Le tracé de l’A69 menace le domaine de Scopont

Le passage de l’autoroute A69 au pied du domaine de Scopont dans le Tarn est prévu par le tracé actuel. Une réflexion sur une modification du tracé nous apparaît nécessaire pour préserver ce site des fortes nuisances autoroutières.

Le domaine de Scopont est constitué d’un parc à l’anglaise de 12,5 hectares au sein duquel se trouvent un château des XVe-XIXe siècles et une orangerie du XVllle siècle, tous deux inscrits à l’Inventaire supplémentaire des Monuments historiques, ainsi qu’un pavillon néogothique du début du XIXe siècle classé au titre des monuments historiques.

Le premier château fut édifié dans le contexte houleux de la guerre de Cent Ans, participant à ce maillage de surveillance territoriale qui émaille l’ancienne frontière aquitaine. Conservant son plan d’origine, il fut remanié en résidence de plaisance au XVIIIe et XIXe siècles.

Le pavillon néogothique, niché au cœur de la parcelle boisée du parc, a été construit sous l’Empire par le marquis de Castellane, militaire érudit, conseiller municipal à Toulouse sous Louis XVIII, et fondateur de la Société archéologique du Midi de la France.
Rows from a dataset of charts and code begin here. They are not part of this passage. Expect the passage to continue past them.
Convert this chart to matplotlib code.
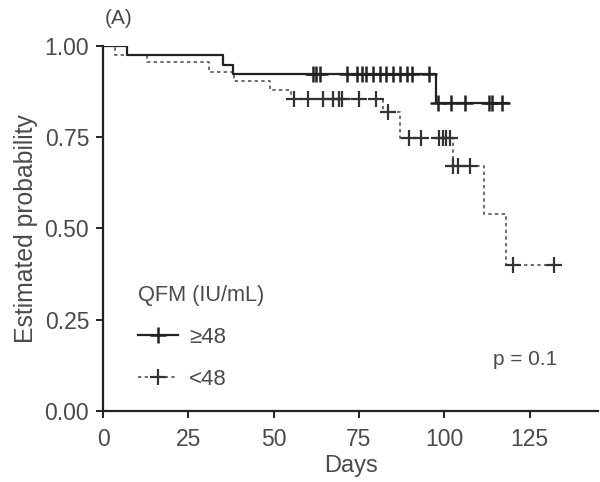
import numpy as np
import matplotlib
matplotlib.use("Agg")
import matplotlib.pyplot as plt
from matplotlib.lines import Line2D

plt.rcParams["font.family"] = ["Liberation Sans", "DejaVu Sans"]

# Kaplan-Meier steps, QFM >= 48
times_hi = [0, 7, 35, 38, 97.5, 118.5]
surv_hi = [1.0, 0.975, 0.947, 0.922, 0.845, 0.845]
censor_hi = [61.5, 62.5, 63.5, 71.5, 74.5, 76, 77, 79, 81, 83, 85, 87, 89, 90.5,
             95.5, 98, 102, 106, 113, 114, 117]

# Kaplan-Meier steps, QFM < 48
times_lo = [0, 3.5, 13, 31, 38.5, 49, 55, 82, 87, 102.5, 111.5, 118, 134]
surv_lo = [1.0, 0.975, 0.955, 0.93, 0.905, 0.88, 0.855, 0.82, 0.748, 0.672,
           0.54, 0.40, 0.40]
censor_lo = [56, 60, 64.5, 67.5, 69, 70, 75, 80, 83.5, 89.5, 93, 98.5, 99.5,
             100.5, 101.5, 102.5, 104, 107.5, 120, 132]

TEXT = "#4a4a4a"


def surv_at(times, surv, t):
    idx = np.searchsorted(times, t, side="right") - 1
    return np.array(surv)[idx]


fig = plt.figure(figsize=(6, 4.82), dpi=100)
ax = fig.add_axes([0.1717, 0.1473, 0.825, 0.7573])

ax.step(times_lo, surv_lo, where="post", color="#555555", lw=1.2,
        ls=(0, (2, 2)))
ax.plot(censor_lo, surv_at(times_lo, surv_lo, censor_lo), ls="none",
        marker="+", ms=11, mew=1.6, color="#333333")

ax.step(times_hi, surv_hi, where="post", color="#222222", lw=1.6)
ax.plot(censor_hi, surv_at(times_hi, surv_hi, censor_hi), ls="none",
        marker="+", ms=11, mew=1.8, color="#222222")

ax.set_xlim(0, 145)
ax.set_ylim(0, 1.0)
ax.set_xticks([0, 25, 50, 75, 100, 125])
ax.set_yticks([0, 0.25, 0.5, 0.75, 1.0])
ax.set_yticklabels(["0.00", "0.25", "0.50", "0.75", "1.00"])

for side in ["top", "right"]:
    ax.spines[side].set_visible(False)
for side in ["left", "bottom"]:
    ax.spines[side].set_linewidth(1.6)
    ax.spines[side].set_color("#222222")
ax.spines["left"].set_bounds(0, 1.0)

ax.tick_params(direction="out", length=5, width=1.4, colors="#222222",
               labelsize=16.5, labelcolor=TEXT)
ax.tick_params(axis="x", pad=7)
ax.tick_params(axis="y", pad=5)

ax.set_xlabel("Days", fontsize=17, color=TEXT, labelpad=3)
ax.set_ylabel("Estimated probability", fontsize=17.8, color=TEXT, labelpad=5)

handles = [
    Line2D([], [], color="#222222", lw=1.6, marker="+", ms=11, mew=1.8),
    Line2D([], [], color="#555555", lw=1.2, ls=(0, (2, 2)), marker="+",
           ms=11, mew=1.6, markeredgecolor="#333333"),
]
leg = ax.legend(handles, ["\u226548", "<48"], title="QFM (IU/mL)",
                loc="upper left", bbox_to_anchor=(0.03, 0.40), frameon=False,
                fontsize=16, title_fontsize=15.7, handlelength=1.8,
                handletextpad=0.5, labelspacing=0.95, alignment="left")
for t in leg.get_texts():
    t.set_color(TEXT)
leg.get_title().set_color(TEXT)

ax.text(0.853, 0.14, "p = 0.1", transform=ax.transAxes, fontsize=15,
        color=TEXT, ha="center", va="center")
fig.text(0.175, 0.962, "(A)", fontsize=15, color=TEXT, ha="left",
         va="center")

fig.savefig("out.png", dpi=100)
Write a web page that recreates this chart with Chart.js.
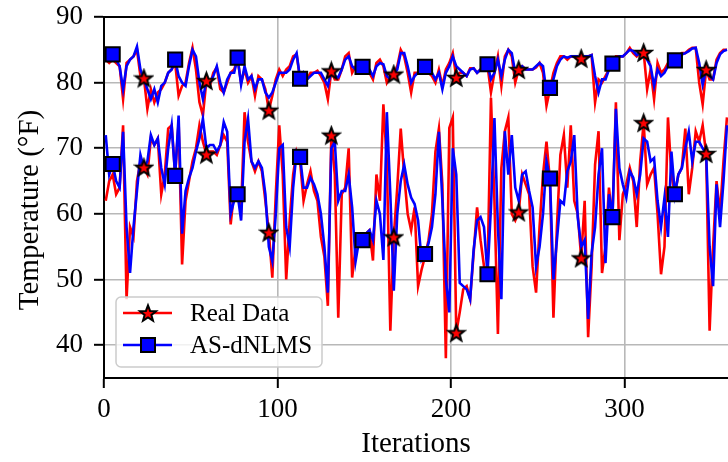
<!DOCTYPE html>
<html>
<head>
<meta charset="utf-8">
<script src="https://cdn.jsdelivr.net/npm/chart.js@4"></script>
<style>
  html, body { margin: 0; padding: 0; background: #fff; overflow: hidden; }
  canvas { display: block; }
</style>
</head>
<body>
<canvas id="chart" width="728" height="462"></canvas>
<script>
// Temperature readings (°F), one value every second iteration (1, 3, 5, ... 359)
const upperReal = [
  83.5,83,83.5,83,82.5,77.5,83,83.5,84,85,
  81,80.7,76,79,77,78.5,79,80,81.5,82,
  83,78,79.5,80,83,85.3,82,77,75,80.3,
  79.5,81.5,82.3,79,78.5,80,81.5,82,83.5,80,
  82,80,81,78,81,80.5,79,75.8,78,80.5,
  82,81,82,82.5,84,84.3,80.5,81,80.5,81.5,
  81.5,81.8,81,80,77.5,81.8,80.5,80.5,82,84,
  84.5,81.5,82.5,83,82.2,82,81.5,80.5,83,83.5,
  82.5,80,81,81.3,82.5,85,84,81.5,78.5,81.5,
  81.5,82,82.2,81.5,81,80,82,79.5,82,83,
  84.5,80.8,81.5,81.5,81,82.2,82.2,81.5,82,82.5,
  82.6,78.5,81.5,84,79.5,84,85,84,80,82,
  82.5,82,82,82,82.3,83,81.5,76.5,79,81.5,
  83,84,84,83.5,84,84,83.5,83.7,84,84,
  84.2,77,80.5,80,81,82,82.7,84,84,84,
  84.5,85.3,84.5,84,84.5,84.6,79,82,77.5,83,
  81.5,82,83,83.5,83.2,84,84.5,84.5,85,85.3,
  85.3,80,76.7,82,80.5,80.5,83.5,84.5,85,85
];
const upperFiltered = [
  84,83.5,84.3,83.5,82.5,79,82.5,83.5,84,85.5,
  82,80.5,79,77.5,79,77,79.5,80,81.5,82,
  83.5,81,80,79.5,82.5,85,84,80,77.5,80.3,
  80,81,82.5,80,78.5,80.5,81.5,81.5,83.8,79.7,
  82.5,80.5,81,79,80.5,80.5,78.5,77.7,78.5,80,
  81.5,81.5,81.5,82,83.5,84.5,80.6,81.5,80.5,81,
  81.5,81.5,81.5,80.5,79.5,81.8,81,80.8,82,83.5,
  84,82.5,82,82.5,82.4,82.5,82,81,82.5,83,
  82.8,81,80.5,81.3,82,84.5,84.5,82.5,80,81,
  81.5,82,82.4,82,81.5,80.5,81.5,79,81.5,82.5,
  84,82.5,82,81.5,81,82,82.2,81.5,82,82.5,
  82.8,80.5,81.5,83.5,81,83.5,85,84.5,81.5,82,
  82.5,82,82,82,82.5,83,82.5,78.5,79.2,80.5,
  82.5,83.5,84,83.8,84,84,84,83.7,84,84,
  84.2,81,78.5,80.5,80.5,82,82.9,83.8,84,84,
  84.5,85,84.8,84.2,84.5,84.6,83.5,82.5,79.5,82,
  81,81.5,82.5,83.5,83.4,83.8,84.3,84.5,84.8,85.2,
  85.3,83,79.7,82,81,80.5,83,84.3,84.8,85
];
const lowerReal = [
  62,65,66,63,64,73.5,47,58,56.5,65,
  68,67.1,66,71.5,70.5,71.5,63,66,73,73.5,
  66,74,52.3,62,65,68,70,73.5,71,69.1,
  69.5,69.5,69,70.5,72,71,58.4,63.5,63,60.5,
  75.5,71,68,66.5,68,66.5,62,57.2,50.3,63,
  73.5,66,50,59,66,69.5,68,62,64.5,66.5,
  63.5,62,56.5,53.5,46,72,66,44.2,63,64,
  70,50.3,55,56,56,57,57.5,52.9,66,62,
  76.7,68,42.2,56.5,64,73,66,60,57.5,61,
  49,51.5,53.5,56,60,69.5,73,64.5,38,73.1,
  74.7,41.9,45,48.5,49,47,54,61,56,52,
  51,77.7,62,41.7,67,72.6,74.7,60,59,60.3,
  66,64.5,63,52,48,58,66,71,65,44.2,
  58,69,72,64,73.5,62,60,53.3,62,41.2,
  52,67.5,72.6,51,55,64,59,77,56,63,
  64.5,67,65,58,68,73.9,64.5,66,67,60,
  50.8,55,74.7,66,63,66,67,73,63,67,
  72.6,71,73.5,69.2,42.2,55,65,60,68,74.7
];
const lowerFiltered = [
  72,66,67.6,65,64,72.5,58,51,58,63.5,
  69,67,68,72,70.5,71.5,67,64.5,70,73.5,
  65.8,75,57,63.5,65.5,67,69.5,71.5,74.5,70,
  70.5,70.5,69.5,70.5,74,72.5,60,62,63,59,
  71,74.5,68,67,68,67,63,55,52.8,60,
  70,70.5,58,55,64,69.5,68.7,64,64,65.5,
  64.5,63,60,55,48,70,71,62,63.5,63.5,
  66,61,52.8,56,56,57,57.5,56,62,60,
  53,75.5,63,48.3,60,65,67.5,64.5,62.5,61.5,
  59,53,53.9,55.5,58,63,72.5,62,50,45,
  70,66,49.5,49,48.5,47,54.5,59,59.5,58,
  50.8,61,74.6,58,47,72.6,66,72,64,62,
  66,66.5,63.5,61,52,55,60,68,65.4,50,
  56,62,61.5,66.5,68,72,59.5,55,56,44,
  54,58,66,70,52.5,63,59.5,76,67,64.5,
  62.5,66.5,65.5,63,66,71.5,71,68,68.5,62,
  58,62.5,56.5,69.5,63,66,67,70,72.5,68,
  71,71,70,69.2,55,49,64.5,58,65,73.5
];
// Iterations that carry a marker
const starIterations = [23,59,95,131,167,203,239,275,311,347];
const squareIterations = [5,41,77,113,149,185,221,257,293,329];
// Axis ticks and text
const xTicks = [0,100,200,300];
const yTicks = [40,50,60,70,80,90];
const seriesNames = ['Real Data','AS-dNLMS'];
const xTitle = 'Iterations';
const yTitle = 'Temperature (°F)';

const RED = '#ff0000';
const BLUE = '#0000ff';
const FONT = '"Liberation Serif", "DejaVu Serif", serif';
const LINE_W = 2.6;

const iterations = upperReal.map((_, i) => 2 * i + 1);
const toPoints = ys => ys.map((y, i) => ({ x: iterations[i], y }));
const pick = (its, ys) => its.map(it => ({ x: it, y: ys[iterations.indexOf(it)] }));

// Filled five-point star with black edge
function drawStar(g, cx, cy, outer) {
  const inner = outer * 0.42;
  g.beginPath();
  for (let k = 0; k < 10; k++) {
    const r = k % 2 === 0 ? outer : inner;
    const a = -Math.PI / 2 + k * Math.PI / 5;
    const px = cx + r * Math.cos(a), py = cy + r * Math.sin(a);
    if (k === 0) g.moveTo(px, py); else g.lineTo(px, py);
  }
  g.closePath();
  g.fillStyle = RED;
  g.fill();
  g.lineWidth = 2;
  g.lineJoin = 'miter';
  g.strokeStyle = '#000';
  g.stroke();
}
function starSprite(outer) {
  const size = Math.ceil(outer * 2 + 4);
  const c = document.createElement('canvas');
  c.width = size; c.height = size;
  drawStar(c.getContext('2d'), size / 2, size / 2 + 0.8, outer);
  return c;
}
const starImg = starSprite(8.5);

function lineSet(label, ys, color) {
  return {
    label, data: toPoints(ys), borderColor: color, backgroundColor: color,
    borderWidth: LINE_W, pointRadius: 0, tension: 0, fill: false
  };
}

const overlay = {
  id: 'overlay',
  afterDraw(chart) {
    const { ctx, chartArea: a } = chart;
    ctx.save();
    // top spine
    ctx.strokeStyle = '#000';
    ctx.lineWidth = 2;
    ctx.beginPath();
    ctx.moveTo(a.left - 1, a.top);
    ctx.lineTo(a.right, a.top);
    ctx.stroke();

    // y-axis title
    ctx.save();
    ctx.font = '29px ' + FONT;
    ctx.fillStyle = '#000';
    ctx.textAlign = 'center';
    ctx.textBaseline = 'middle';
    ctx.translate(30, 210);
    ctx.rotate(-Math.PI / 2);
    ctx.fillText(yTitle, 0, 0);
    ctx.restore();

    // legend
    const bx = 116, by = 297, bw = 206, bh = 70, rr = 5;
    ctx.beginPath();
    ctx.moveTo(bx + rr, by);
    ctx.arcTo(bx + bw, by, bx + bw, by + bh, rr);
    ctx.arcTo(bx + bw, by + bh, bx, by + bh, rr);
    ctx.arcTo(bx, by + bh, bx, by, rr);
    ctx.arcTo(bx, by, bx + bw, by, rr);
    ctx.closePath();
    ctx.fillStyle = 'rgba(255,255,255,0.8)';
    ctx.fill();
    ctx.strokeStyle = '#cccccc';
    ctx.lineWidth = 1.5;
    ctx.stroke();

    const rows = [313, 345];
    const colors = [RED, BLUE];
    rows.forEach((ry, i) => {
      ctx.strokeStyle = colors[i];
      ctx.lineWidth = LINE_W;
      ctx.beginPath();
      ctx.moveTo(123, ry);
      ctx.lineTo(172, ry);
      ctx.stroke();
      if (i === 0) {
        drawStar(ctx, 148, ry + 0.8, 8.5);
      } else {
        ctx.fillStyle = BLUE;
        ctx.fillRect(141, ry - 7, 14, 14);
        ctx.strokeStyle = '#000';
        ctx.lineWidth = 2;
        ctx.strokeRect(141, ry - 7, 14, 14);
      }
      ctx.fillStyle = '#000';
      ctx.font = '25px ' + FONT;
      ctx.textAlign = 'left';
      ctx.textBaseline = 'middle';
      ctx.fillText(seriesNames[i], 190, ry + 1);
    });
    ctx.restore();
  }
};

new Chart(document.getElementById('chart'), {
  type: 'line',
  data: {
    datasets: [
      {
        label: seriesNames[0] + ' markers',
        data: pick(starIterations, upperReal).concat(pick(starIterations, lowerReal)),
        showLine: false, pointStyle: starImg, pointRadius: 8
      },
      {
        label: seriesNames[1] + ' markers',
        data: pick(squareIterations, upperFiltered).concat(pick(squareIterations, lowerFiltered)),
        showLine: false, pointStyle: 'rect', pointRadius: 10,
        pointBackgroundColor: BLUE, pointBorderColor: '#000', pointBorderWidth: 2
      },
      lineSet(seriesNames[1], upperFiltered, BLUE),
      lineSet(seriesNames[1], lowerFiltered, BLUE),
      lineSet(seriesNames[0], upperReal, RED),
      lineSet(seriesNames[0], lowerReal, RED)
    ]
  },
  options: {
    responsive: false,
    animation: false,
    devicePixelRatio: 1,
    layout: { autoPadding: false, padding: { top: 17, right: 0, bottom: 0, left: 0 } },
    plugins: { legend: { display: false }, tooltip: { enabled: false } },
    scales: {
      x: {
        type: 'linear',
        min: 0,
        max: 359.6,
        afterFit: s => { s.height = 84; s.paddingLeft = 0; s.paddingRight = 0; },
        afterBuildTicks: s => { s.ticks = xTicks.map(v => ({ value: v })); },
        grid: { color: '#b8b8b8', lineWidth: 1.6, tickColor: '#000', tickLength: 10, tickWidth: 2 },
        border: { display: true, color: '#000', width: 2 },
        ticks: { color: '#000', font: { family: FONT, size: 27 }, padding: 6, maxRotation: 0 },
        title: { display: true, text: xTitle, color: '#000', font: { family: FONT, size: 29 }, padding: 0 }
      },
      y: {
        min: 35,
        max: 90,
        afterFit: s => { s.width = 104; s.paddingTop = 0; s.paddingBottom = 0; },
        afterBuildTicks: s => { s.ticks = yTicks.map(v => ({ value: v })); },
        grid: { color: '#b8b8b8', lineWidth: 1.6, tickColor: '#000', tickLength: 10, tickWidth: 2 },
        border: { display: true, color: '#000', width: 2 },
        ticks: { color: '#000', font: { family: FONT, size: 27 }, padding: 11 }
      }
    }
  },
  plugins: [overlay]
});
</script>
</body>
</html>
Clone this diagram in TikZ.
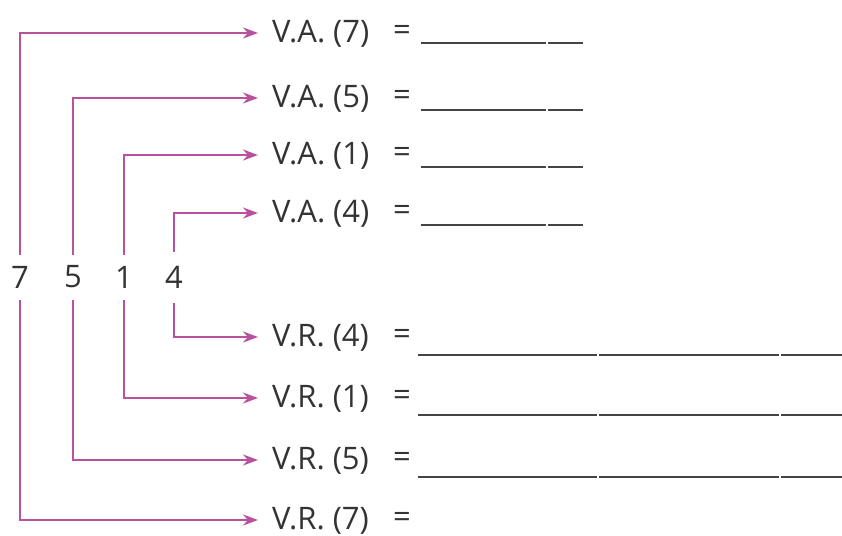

La ville de Toulouse a récupéré dans les années 1960 les vestiges médiévaux abrités dans et sur le pavillon. Des colonnettes et des chapiteaux ont servi pour la reconstruction du cloître des Jacobins de Toulouse. Les autres vestiges, statues et décors romans et gothiques, (en particulier des reliefs probablement issus des bâtiments conventuels de Saint-Sernin dépecés à la Révolution) sont conservés au musée des Augustins. Le propriétaire et l’association Renaissance du Château de Scopont ont lancé des démarches pour obtenir des moulages de ces œuvres, qui avaient été incluses dans la maçonnerie du pavillon (notamment les colonnettes), une belle initiative soutenue par Jean-Luc Moudenc, maire de Toulouse.

Le choix du tracé actuel de l’A69 méconnait malheureusement l’importance de ce patrimoine à haute valeur historique, qu’il convient de protéger davantage en éloignant le tracé autoroutier vers le Nord à hauteur de Maurens-Scopont.

Distances séparant le tracé prévu du château et du pavillon néogothique. Les lignes roses matérialisent la zone de DUP (déclaration d’utilité publique). Elles passent au ras du pavillon classé MH.

L’avis émis par l’Architecte des Bâtiments de France, comme les deux avis émis ensuite par l’UDAP du Tarn, rappellent la nécessité d’un éloignement du tracé autoroutier actuellement choisi, compte tenu des forts impacts paysagers, visuels et sonores de cette proximité immédiate. L’ABF souligne la qualité architecturale des lieux, l’importance historique du château et tout particulièrement du pavillon néogothique, témoin des premières heures de la Société Archéologique du Midi de la France, dont l’importance fut considérable au XIXe siècle pour la sauvegarde du patrimoine de la région.

L’avis mentionne également l’activité touristique du site, ouvert à la visite, et le plan de restauration ambitieux engagé par le propriétaire, avec le soutien de la Fondation du Patrimoine.

Par ailleurs, le projet menace fortement l’espace de biodiversité que constitue le parc du domaine, aux milieux variés : prairies, zones humides et parties boisées, accueillant de nombreuses espèces végétales et animales. La restauration du parc, dont l’objectif est la préservation des espaces naturels sensibles comme les mares, le sous-bois ou les prairies humides bordant le cours d’eau, vise également la mise en valeur de la variété des essences d’arbres plantés au XIXe siècle et la remise en état des allées du XIXe siècle pour permettre la déambulation des visiteurs. Ces deux objectifs ne sont pas compatibles avec la présence d’une autoroute qui passera à quelques mètres des espaces boisés et à moins de 200 mètres du pavillon classé Monument historique.

Les jacinthes de Rome, une espèce protégée poussant au pied du pavillon

Ces atteintes au patrimoine naturel et bâti sont d’autant plus inacceptables qu’un autre tracé plus respectueux est possible, comme les services de l’UDAP du Tarn ont pu l’étudier. Nous espérons que les services de la préfecture du Tarn porteront une attention toute particulière aux recommandations de l’ABF concernant le château de Scopont et prendront les mesures qui permettent une préservation de ce patrimoine remarquable. À cette fin, Sites & Monuments s’est adjointe au recours porté par Renaissance du Château de Scopont.